Note that for the default update mode, order does not matter because each update is independent of the previous and whatever the order of elements all tables get updated so each time the minimum count is the same. But with conservative updates, as the results indicate, order matters since whether or not a counter gets updated depends on the history of updates. 

### Section(e) why even with conservative updates CMS never underestimates

(e) Let $n_x = \{0, 1, 2, \ldots, f_x\}$ denote the number of times element $x$ has been seen in the stream so far.
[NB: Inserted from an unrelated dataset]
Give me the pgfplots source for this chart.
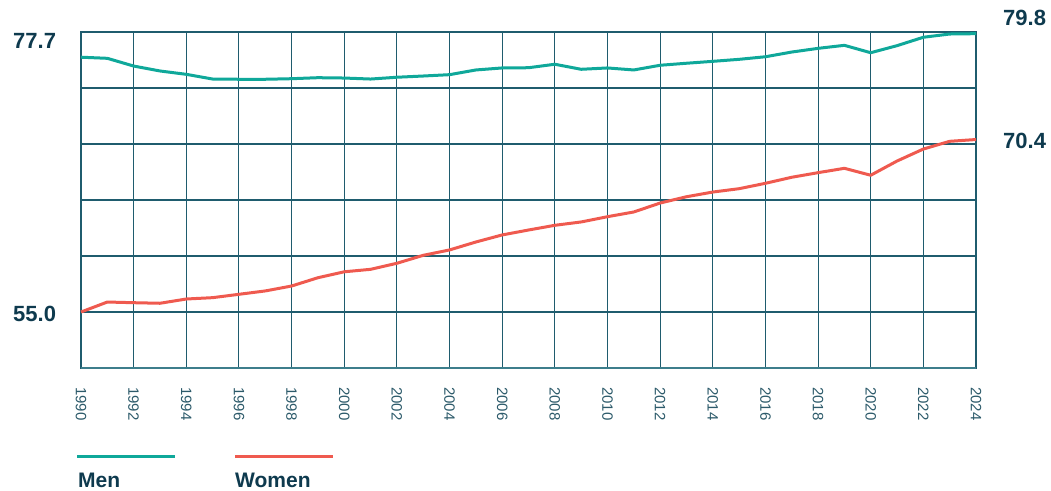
\documentclass[border=0pt]{standalone}
\usepackage{fontspec}
\setmainfont{Liberation Sans}
\usepackage{pgfplots}
\pgfplotsset{compat=1.18}
\definecolor{men}{HTML}{0FA89A}
\definecolor{women}{HTML}{EF5A4F}
\definecolor{gridc}{HTML}{1F5C6E}
\definecolor{axisc}{HTML}{3D7E8C}
\definecolor{txt}{HTML}{0E3A4E}
\definecolor{tickc}{HTML}{2C5A6A}
\begin{document}
\begin{tikzpicture}[x=1pt,y=1pt]
\useasboundingbox (0,0) rectangle (1051,490);
\begin{axis}[
  at={(81pt,122pt)}, anchor=south west,
  scale only axis, width=895pt, height=336pt,
  xmin=1990, xmax=2024, ymin=50, ymax=80,
  xtick={1990,1992,...,2024},
  xticklabels={1990,1992,1994,1996,1998,2000,2002,2004,2006,2008,2010,2012,2014,2016,2018,2020,2022,2024},
  ytick={50,55,...,80}, yticklabels={},
  grid=major, major grid style={gridc, line width=1.1pt},
  major tick length=0pt,
  axis line style={gridc, line width=1.1pt},
  /pgf/number format/assume math mode=true,
  xticklabel style={rotate=-90, anchor=west, inner sep=0pt, font=\fontsize{15}{15}\selectfont, text=tickc},
  xticklabel shift=19pt,
  clip=false,
]
\draw[axisc, line width=2pt] (rel axis cs:0,0) -- (rel axis cs:1,0);
\addplot[men, line width=3pt, line join=round] coordinates {
(1990,77.75) (1991,77.65) (1992,76.96) (1993,76.52) (1994,76.22) (1995,75.80)
(1996,75.78) (1997,75.78) (1998,75.83) (1999,75.92) (2000,75.89) (2001,75.80)
(2002,75.96) (2003,76.07) (2004,76.19) (2005,76.61) (2006,76.79) (2007,76.81)
(2008,77.12) (2009,76.67) (2010,76.79) (2011,76.61) (2012,77.03) (2013,77.21)
(2014,77.38) (2015,77.56) (2016,77.79) (2017,78.21) (2018,78.54) (2019,78.81)
(2020,78.15) (2021,78.78) (2022,79.53) (2023,79.82) (2024,79.85)
};
\addplot[women, line width=3pt, line join=round] coordinates {
(1990,55.0) (1991,55.89) (1992,55.83) (1993,55.78) (1994,56.16) (1995,56.28)
(1996,56.58) (1997,56.88) (1998,57.32) (1999,58.06) (2000,58.59) (2001,58.81)
(2002,59.35) (2003,60.06) (2004,60.54) (2005,61.25) (2006,61.88) (2007,62.32)
(2008,62.74) (2009,63.04) (2010,63.51) (2011,63.93) (2012,64.73) (2013,65.29)
(2014,65.71) (2015,66.01) (2016,66.49) (2017,67.03) (2018,67.44) (2019,67.83)
(2020,67.21) (2021,68.48) (2022,69.55) (2023,70.24) (2024,70.40)
};
\end{axis}
\begin{scope}[every node/.style={inner sep=0pt, text=txt, font=\fontsize{22}{22}\selectfont\bfseries}]
\node[anchor=base west] at (13,441) {77.7};
\node[anchor=base west] at (13,168) {55.0};
\node[anchor=base west] at (1003,464) {79.8};
\node[anchor=base west] at (1003,341) {70.4};
\end{scope}
\draw[men, line width=3pt] (77,33.3) -- (175,33.3);
\draw[women, line width=3pt] (235,33.3) -- (333,33.3);
\begin{scope}[every node/.style={inner sep=0pt, text=txt, font=\fontsize{21}{21}\selectfont\bfseries}]
\node[anchor=base west] at (78,2.5) {Men};
\node[anchor=base west] at (235,2.5) {Women};
\end{scope}
\end{tikzpicture}
\end{document}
This is equivalently the number of times the CMS function `inc` has been called for $x$. We will prove that the CMS never underestimates by showing that after $n_x$ calls of `inc` of $x$, $\min_i CMS[i][h_i(x)] \ge n_x$ or equivalently $\forall_i CMS[i][h_i(x)] \ge n_x$. We rely on the fact that the counts of $x$ cannot decrease between occurences of $x$ since counters can never be decremented.

**Base case, no updates, $n_x = 0$**

Before the element is seen, $\min_i CMS[i][h_i(x)] \ge 0 \ge n_x$. (If there have been previous collisions with $y\neq x$ involving the hash function corresponding to the lowest counter for $y$, counters may have been updated already).


**Base case, first update, $n_x = 1$**

Before calling `inc`, $\min_i CMS[i][h_i(x)] \ge 0$. Therefore the subset of counters which are strictly greater than the minimum must have a count of at least 1 i.e. 

$$\forall n \notin \{m: CMS[m][h_m(x)] = \min CMS[i][h_i(x)]\},\text{ } CMS[n][h_n(x)] \ge 1$$

After calling `inc`, the subset of counters with minimum count increases by 1 so that now all counters have a count of at least 1, $CMS[i][h_i(x)] \ge 1 = n_x$.

**Inductive step, $n_x = k$**

Assume that before calling `inc`, $\min_i CMS[i][h_i(x)] \ge k-1$. After calling `inc` we should have that it equals $k$. Similar to the reasoning for the base case of $n_x = 1$ note the following for the non-minimum counters:

$$\forall n \notin \{m: CMS[m][h_m(x)] = \min CMS[i][h_i(x)]\},\text{ } CMS[n][h_n(x)] \ge k$$

Again similar to before, after calling `inc`, $\forall_i CMS[i][h_i(x)] \ge k = n_x$.